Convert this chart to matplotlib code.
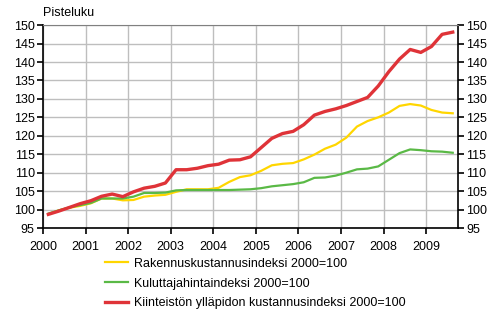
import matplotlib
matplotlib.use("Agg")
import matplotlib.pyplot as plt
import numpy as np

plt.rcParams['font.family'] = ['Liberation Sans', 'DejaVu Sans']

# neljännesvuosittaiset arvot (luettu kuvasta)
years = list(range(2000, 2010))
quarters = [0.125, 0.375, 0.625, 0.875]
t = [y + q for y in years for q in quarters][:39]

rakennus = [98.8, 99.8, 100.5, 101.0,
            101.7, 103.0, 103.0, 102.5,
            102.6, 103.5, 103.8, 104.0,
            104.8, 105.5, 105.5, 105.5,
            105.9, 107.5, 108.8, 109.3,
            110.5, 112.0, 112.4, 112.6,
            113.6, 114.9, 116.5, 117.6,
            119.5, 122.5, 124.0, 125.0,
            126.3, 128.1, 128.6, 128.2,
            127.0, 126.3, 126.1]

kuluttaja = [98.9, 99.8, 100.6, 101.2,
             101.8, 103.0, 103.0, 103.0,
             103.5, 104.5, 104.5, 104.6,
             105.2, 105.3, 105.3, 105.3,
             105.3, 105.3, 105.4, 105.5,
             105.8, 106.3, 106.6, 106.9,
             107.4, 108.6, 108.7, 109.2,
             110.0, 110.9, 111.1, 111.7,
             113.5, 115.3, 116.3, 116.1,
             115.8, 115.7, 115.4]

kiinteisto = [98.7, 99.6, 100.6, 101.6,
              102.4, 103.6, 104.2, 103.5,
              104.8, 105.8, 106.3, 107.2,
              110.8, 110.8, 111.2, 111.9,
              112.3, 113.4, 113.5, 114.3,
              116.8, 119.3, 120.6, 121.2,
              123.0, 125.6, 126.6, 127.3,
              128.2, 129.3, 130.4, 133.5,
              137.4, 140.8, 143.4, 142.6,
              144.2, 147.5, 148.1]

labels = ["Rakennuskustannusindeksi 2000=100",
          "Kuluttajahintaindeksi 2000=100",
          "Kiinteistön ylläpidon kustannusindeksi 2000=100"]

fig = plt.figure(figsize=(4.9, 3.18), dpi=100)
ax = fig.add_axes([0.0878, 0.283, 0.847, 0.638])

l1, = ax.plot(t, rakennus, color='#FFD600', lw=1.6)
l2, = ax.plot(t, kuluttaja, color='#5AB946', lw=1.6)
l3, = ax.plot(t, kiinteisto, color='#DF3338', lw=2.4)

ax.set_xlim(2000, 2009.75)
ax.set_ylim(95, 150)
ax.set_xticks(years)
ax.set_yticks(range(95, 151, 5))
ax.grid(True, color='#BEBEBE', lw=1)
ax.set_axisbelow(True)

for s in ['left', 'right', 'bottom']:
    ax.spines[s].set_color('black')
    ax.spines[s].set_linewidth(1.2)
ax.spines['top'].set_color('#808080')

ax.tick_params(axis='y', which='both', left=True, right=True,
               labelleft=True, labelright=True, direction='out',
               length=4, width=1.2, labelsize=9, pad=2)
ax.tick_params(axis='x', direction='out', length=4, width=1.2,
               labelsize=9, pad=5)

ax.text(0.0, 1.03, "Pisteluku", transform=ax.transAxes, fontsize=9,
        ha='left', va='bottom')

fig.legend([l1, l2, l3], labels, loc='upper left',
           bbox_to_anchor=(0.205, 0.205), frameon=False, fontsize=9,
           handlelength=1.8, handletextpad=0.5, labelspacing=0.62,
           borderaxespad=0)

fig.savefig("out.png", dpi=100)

• [Requirements] Which lines hold the string "matplotlib"? Copy all of them from the data above.

• [Output]
Convert this chart to matplotlib code.
import matplotlib
matplotlib.use("Agg")
import matplotlib.pyplot as plt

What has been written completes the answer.